先週末、久しぶりに街へ出かける用事があった。

なるべく早く用事を終わらせ、帰路に向かうべく利用する駅の通路で思わず足が止まった。

「なんかいろいろ大変です」

そう書かれた紙を自分の前に立て掛けて、若い男性が柱にもたれかかっていた。

ぱっと見たところ、20代から30代にみえた。

覇気の全く感じられない表情。力が抜けて疲労困憊な様子が見て取れる。

彼の前には小さな箱が置かれていた。

咄嗟に「いま財布に500円玉があれば、あげよう!」と思い財布を開けた。

半ば、祈るように。

財布には500円玉が1枚あった。

その小さな箱には小銭なんてなく、おまけの玩具のようなものが入っているだけだった。

そっと、硬貨を箱に置いた。

彼はただ座っていた。

その情景が昔の記憶と重なった。

20年程前、私は南米に留学していた。

バスや地下鉄などの乗り物、駅の構内、路上様々な場所に物乞いがいた。

生活が困窮しているからそうせざるを得ない人もいるが、中には「プロ」として物乞いをしている者もいた。

毎日乗るバスにいた彼はそうだった。

目の不自由な彼に、私を含めみんな小銭をあげていた。

しかしある日その人が普通に歩いているのを見かけ、大層ショックだったのと同時に腹が立った。

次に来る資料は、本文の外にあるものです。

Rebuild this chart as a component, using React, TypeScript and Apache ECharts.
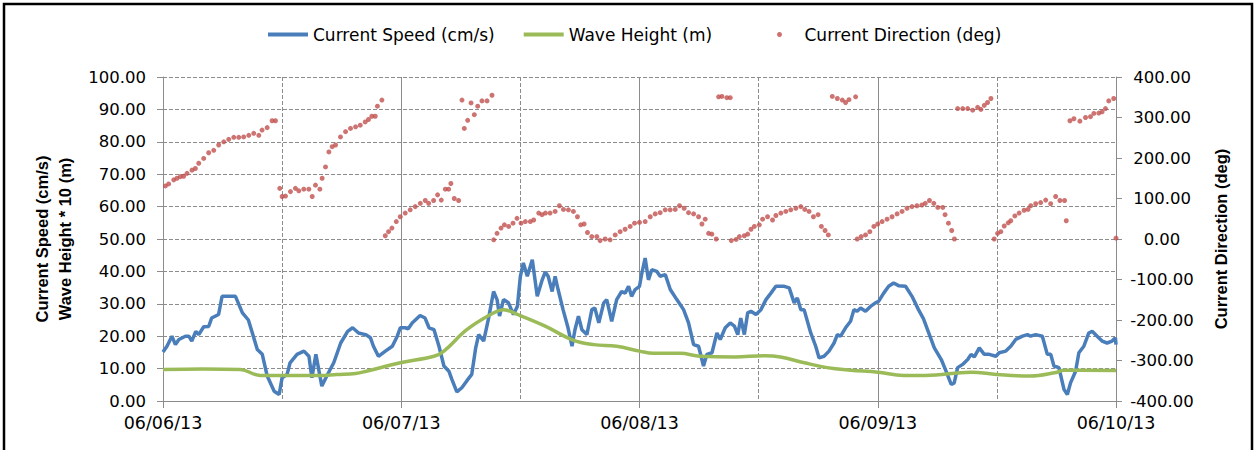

人を騙すなんてひどい、と友人に話しをするとこんな回答が返ってきた。

「僕はとりあえず困っている人をみたら、小銭をあげることにしている。

それに対して見返りや期待は求めていない。

自分がやりたいからそうしているだけ。」

はっとした。

楽してお金を儲けようなんてずるい!って考えが自分にあったから

施したお金が急に惜しくなってしまったのだ。

それからはシンプルに困っている人を見かけたら、手を差し伸べてみることにした。

そう、ずるいとかずるくないとか考えず。


コロナ渦に飲まれ、若者でも仕事がなくなりどうしようもなくなり

住む場所までも失われていること。

そういったニュースが頭をちらついた。

困っている人がいたら、取り合えず手を差し伸べてみる。

見返りとか余計なこと、考えないで条件反射的に。

とてもシンプルな行為だけど、以外に勇気が出なくて

なかなかできないことなのかもしれない。

果たしてお金をあげることが正解だったのかはわからない。

もしかしたらコンビニで温かい飲み物とおにぎりをお渡ししたほうがよかったのかもしれない。

週末の夕方、足早に過ぎていく人たちはそんな男性の様子や

私のことすら見えていないようだった。